Actually, it has been used for years in Brooklyn, in exactly the same manner as in Manhattan (to choose candidates in special elections). The system involves using the Democratic Party line vote cast in the last Governor’s election; I note, that if the Owenses had their way and voters cast ballots as they instructed, every member of the County Committee would cast zero votes, as the Owenses were urging people to use their gubernatorial vote on the Working Families line (thus empowering Bruce Ratner). So much, then, for the document’s assertion “Party leaders cannot be people who endorse candidates from other parties for personal or political convenience”, which would seemingly apply not only to Marty Markowitz’s endorsement of Bloomberg for Mayor, but also to Owens’ endorsement of Green Gloria Mattera against Markowitz (I guess one good turncoat deserves another), not to mention his 2003 endorsement of Margarita Lopez Torres for Supreme Court on the Working Families line. Or are “reformers” exempt from the rules they seek to impose on others? And, hmm, didn’t Major endorse Bloomberg against Mark Green?
Points five and six include “Brooklyn Democrats should emulate other counties in separating the function and office of 'State Committee member' from the function and office of 'District Leader'”, and “Brooklyn Democrats should emulate other counties by dividing each Assembly District into multiple parts with a Male and Female Co-District Leader elected from each part”.
Certainly these measures have worked wonders in making Tom Manton’s Queens organization the models of transparency and accountability it is today.

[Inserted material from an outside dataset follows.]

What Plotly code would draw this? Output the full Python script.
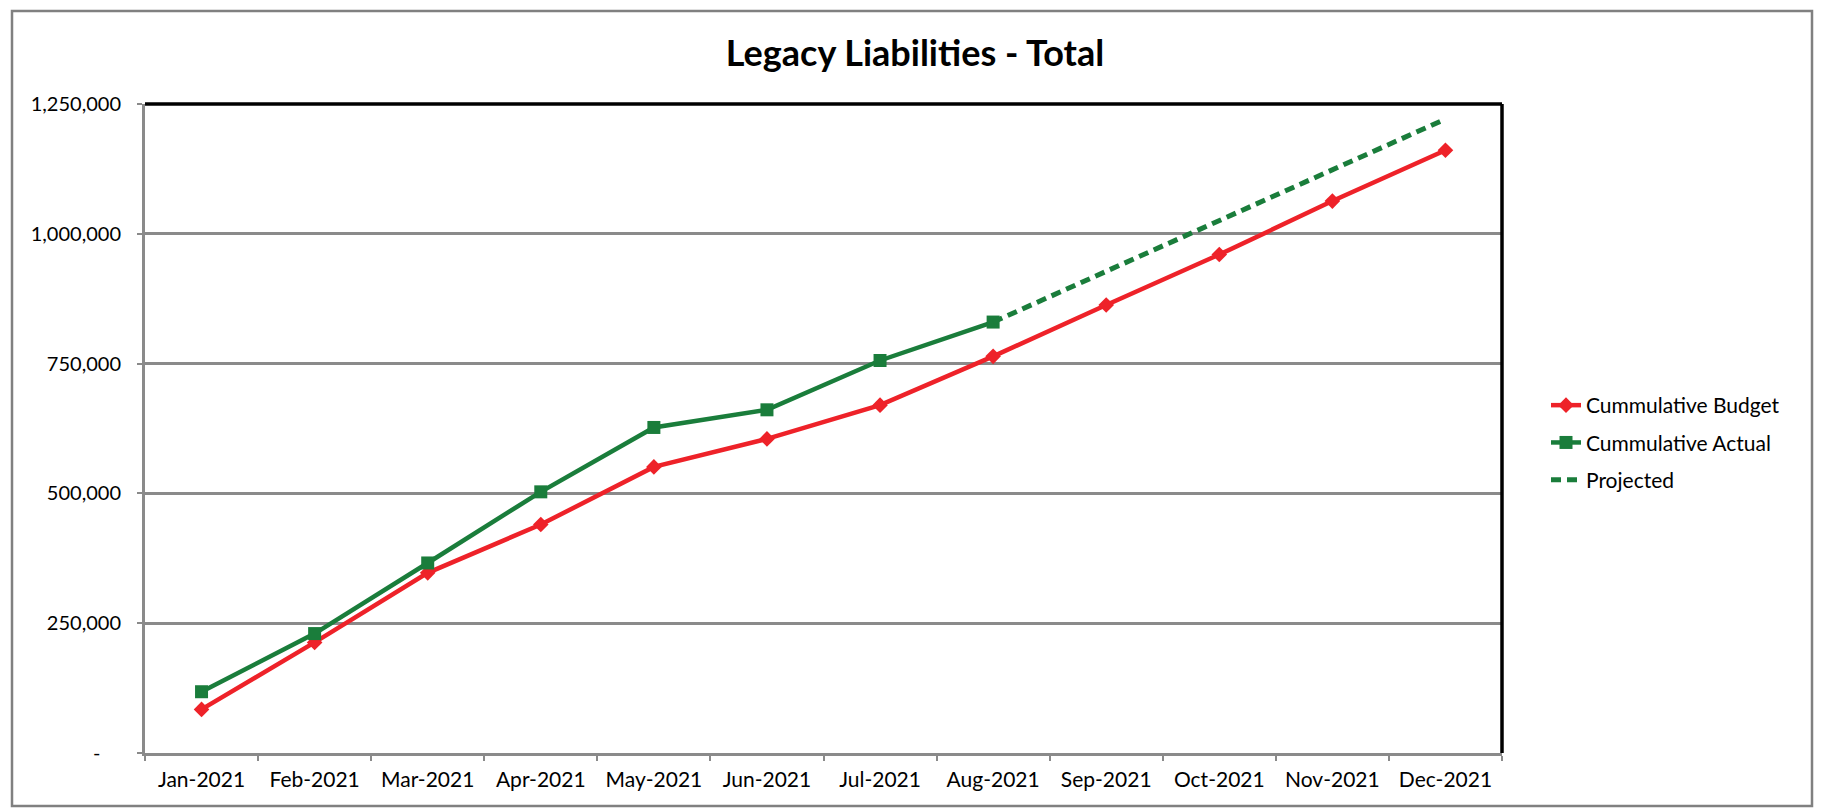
import plotly.graph_objects as go

months = ["Jan-2021", "Feb-2021", "Mar-2021", "Apr-2021", "May-2021", "Jun-2021",
          "Jul-2021", "Aug-2021", "Sep-2021", "Oct-2021", "Nov-2021", "Dec-2021"]
budget = [84000, 213000, 347000, 440000, 551000, 605000, 670000, 764000,
          863000, 960000, 1063000, 1161000]
actual = [118000, 230000, 366000, 503000, 627000, 661000, 756000, 830000]
projected_months = ["Aug-2021", "Sep-2021", "Oct-2021", "Nov-2021", "Dec-2021"]
projected = [830000, 928000, 1025000, 1123000, 1221000]
y_ticks = [0, 250000, 500000, 750000, 1000000, 1250000]
y_tick_text = ["-\u00a0\u00a0\u00a0\u00a0", "250,000", "500,000", "750,000", "1,000,000", "1,250,000"]

RED = "#ee2229"
GREEN = "#1a7d3b"
FONT = "Lato"

fig = go.Figure()
fig.add_trace(go.Scatter(
    x=months, y=budget, name="Cummulative Budget", mode="lines+markers",
    line=dict(color=RED, width=4.5), marker=dict(symbol="diamond", size=12, color=RED),
    legendgroup="a"))
fig.add_trace(go.Scatter(
    x=months[:len(actual)], y=actual, name="Cummulative Actual", mode="lines+markers",
    line=dict(color=GREEN, width=4.5), marker=dict(symbol="square", size=13, color=GREEN),
    legendgroup="b"))
fig.add_trace(go.Scatter(
    x=projected_months, y=projected, name="Projected", mode="lines",
    line=dict(color=GREEN, width=5, dash="10px,6px"), legendgroup="c"))

L, R, T, B = 145, 1502, 104, 753
W, H = 1830, 809

def px_x(p):
    return (p - L) / (R - L)

def px_y(p):
    return (B - p) / (B - T)

shapes = [
    dict(type="line", xref="paper", yref="paper", x0=0, x1=1, y0=1, y1=1,
         line=dict(color="black", width=3.5)),
    dict(type="line", xref="paper", yref="paper", x0=1, x1=1, y0=0, y1=1,
         line=dict(color="black", width=3.5)),
    dict(type="rect", xref="paper", yref="paper", x0=px_x(12), x1=px_x(1812),
         y0=px_y(806), y1=px_y(11), line=dict(color="#808080", width=2.5)),
]

fig.update_layout(
    width=W, height=H,
    margin=dict(l=L, r=W - R, t=T, b=H - B),
    paper_bgcolor="white", plot_bgcolor="white",
    font=dict(family=FONT, size=20, color="black"),
    title=dict(text="<b>Legacy Liabilities - Total</b>", font=dict(family=FONT, size=36, color="black"),
               x=915 / W, xref="container", xanchor="center",
               y=1 - 53 / H, yref="container", yanchor="middle"),
    showlegend=True,
    legend=dict(x=px_x(1546), y=px_y(385), xanchor="left", yanchor="top",
                font=dict(family=FONT, size=21, color="black"),
                tracegroupgap=7, bgcolor="rgba(0,0,0,0)"),
    shapes=shapes,
    xaxis=dict(type="category", categoryorder="array", categoryarray=months,
               range=[-0.5, 11.5], showgrid=False, showline=True, linecolor="#8a8a8a",
               linewidth=3, ticks="outside", tickson="boundaries", ticklen=5,
               tickcolor="#8a8a8a", tickwidth=2, ticklabelstandoff=6,
               tickfont=dict(family=FONT, size=21, color="black"), zeroline=False),
    yaxis=dict(range=[0, 1250000], tickvals=y_ticks, ticktext=y_tick_text,
               showgrid=True, gridcolor="#8a8a8a", gridwidth=3, showline=True,
               linecolor="#8a8a8a", linewidth=3, ticks="outside", ticklen=5,
               tickcolor="#8a8a8a", tickwidth=2, ticklabelstandoff=12,
               tickfont=dict(family=FONT, size=20, color="black"), zeroline=False),
)

fig.write_html("out.html", config={"displayModeBar": False},
               post_script="document.body.style.margin='0';document.body.style.overflow='hidden';")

Point seven: “Brooklyn Democrats should hold an annual strategic planning retreat to review and analyze the preceding year’s performance and to finalize the Party's operations for the upcoming year."
Yes, this is certainly a higher priority for the expenditure of party resources than improving general election “get out the vote” operations, which go entirely unmentioned.

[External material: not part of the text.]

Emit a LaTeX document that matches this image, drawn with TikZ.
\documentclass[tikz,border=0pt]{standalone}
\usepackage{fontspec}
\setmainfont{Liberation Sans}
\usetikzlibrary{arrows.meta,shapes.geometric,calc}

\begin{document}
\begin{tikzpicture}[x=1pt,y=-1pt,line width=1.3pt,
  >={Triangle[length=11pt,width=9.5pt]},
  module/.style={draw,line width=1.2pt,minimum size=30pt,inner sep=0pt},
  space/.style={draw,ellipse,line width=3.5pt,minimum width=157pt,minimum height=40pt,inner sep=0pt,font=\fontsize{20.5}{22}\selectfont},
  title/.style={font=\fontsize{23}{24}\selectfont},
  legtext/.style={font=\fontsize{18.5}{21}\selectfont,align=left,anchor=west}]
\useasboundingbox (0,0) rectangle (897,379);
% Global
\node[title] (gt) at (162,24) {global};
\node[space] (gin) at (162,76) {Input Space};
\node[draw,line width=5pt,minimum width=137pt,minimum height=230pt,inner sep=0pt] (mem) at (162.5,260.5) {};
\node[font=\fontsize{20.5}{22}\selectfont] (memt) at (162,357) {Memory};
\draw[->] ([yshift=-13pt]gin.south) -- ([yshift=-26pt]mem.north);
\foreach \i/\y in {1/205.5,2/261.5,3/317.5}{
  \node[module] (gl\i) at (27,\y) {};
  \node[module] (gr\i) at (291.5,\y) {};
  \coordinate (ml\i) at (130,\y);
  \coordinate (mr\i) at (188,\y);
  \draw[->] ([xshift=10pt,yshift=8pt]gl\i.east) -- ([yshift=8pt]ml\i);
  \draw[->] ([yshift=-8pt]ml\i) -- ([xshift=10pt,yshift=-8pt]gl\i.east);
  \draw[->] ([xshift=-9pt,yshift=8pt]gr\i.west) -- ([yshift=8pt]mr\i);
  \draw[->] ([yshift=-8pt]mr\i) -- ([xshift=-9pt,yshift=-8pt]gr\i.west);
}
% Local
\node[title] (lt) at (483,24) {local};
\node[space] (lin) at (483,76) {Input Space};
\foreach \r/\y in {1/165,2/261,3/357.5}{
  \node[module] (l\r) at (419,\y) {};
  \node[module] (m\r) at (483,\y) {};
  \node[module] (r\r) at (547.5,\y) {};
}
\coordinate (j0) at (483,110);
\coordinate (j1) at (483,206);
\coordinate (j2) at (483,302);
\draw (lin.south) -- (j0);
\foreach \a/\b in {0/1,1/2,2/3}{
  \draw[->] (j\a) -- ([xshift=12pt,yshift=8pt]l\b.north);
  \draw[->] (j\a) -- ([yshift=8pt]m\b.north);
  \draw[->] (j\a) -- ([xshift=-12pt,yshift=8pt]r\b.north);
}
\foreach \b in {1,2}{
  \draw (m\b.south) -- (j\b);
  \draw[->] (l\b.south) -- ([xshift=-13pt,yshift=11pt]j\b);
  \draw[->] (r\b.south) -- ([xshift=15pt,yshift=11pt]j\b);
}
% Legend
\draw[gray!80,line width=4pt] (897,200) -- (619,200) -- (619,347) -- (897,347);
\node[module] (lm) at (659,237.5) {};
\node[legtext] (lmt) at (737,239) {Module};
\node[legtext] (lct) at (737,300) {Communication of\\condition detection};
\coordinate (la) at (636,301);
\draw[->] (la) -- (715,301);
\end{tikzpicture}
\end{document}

Point eight: “The Party should immediately revise the nomination process for Supreme Court Candidates in Brooklyn." Amen to that! Unfortunately, the fine print is “Democratic Supreme Court nominees should be selected at the Party’s Judicial Convention through an open voting process, including Instant Run-Off Voting methodology.”
This is code words for a system in which there is a free-for all ballot for everyone, rather than contesting the available slots one at a time, should there be any objection to the party slate. Thus, sitting Judges, who have a virtually free shot at re-nomination under the existing system, and therefore can minimize their political activities and fundraising to a pro forma level (which you'd assume reformers would find highly desirable), would instead be forced to compete in the same vote with hungry folks campaigning for the open slots, thereby rendering every slot an open slot and further politicizing the bench.
Point ten: "the Brooklyn Democratic Party should have a policy division and the Party should take stands on issues.”
So we’ve come full circle; in the sixties, reform meant that public policy should be the realm of the party’s elected officials, who were chosen by the voters. Party policy was ideally what the party’s elected official and its candidates stood for. It was the hacks who felt that party officials should dictate how elected officials actually performed their duties. Now, it is “reformers” like Owens who feel that public policy is too important to be the realm of public officials. This ain’t your father’s idea of “reform” (although it may be Chris’ father’s idea of “reform”).
Like virtually every Owens proposal, this plan is ten pound of politically correct buzz words spilling out of a five pound sack, without even a hint of awareness of its self contradictions and cognitive dissonance.
And yet, this list makes the best possible case for a vote for Chris Owens’ election to Congress. McCain-Feingold has made it virtually impossible for any member of Congress to intercede into the affairs of local party organizations. Election of Owens to Congress will ensure that his 10-point plan gets the decent burial it so thoroughly deserves.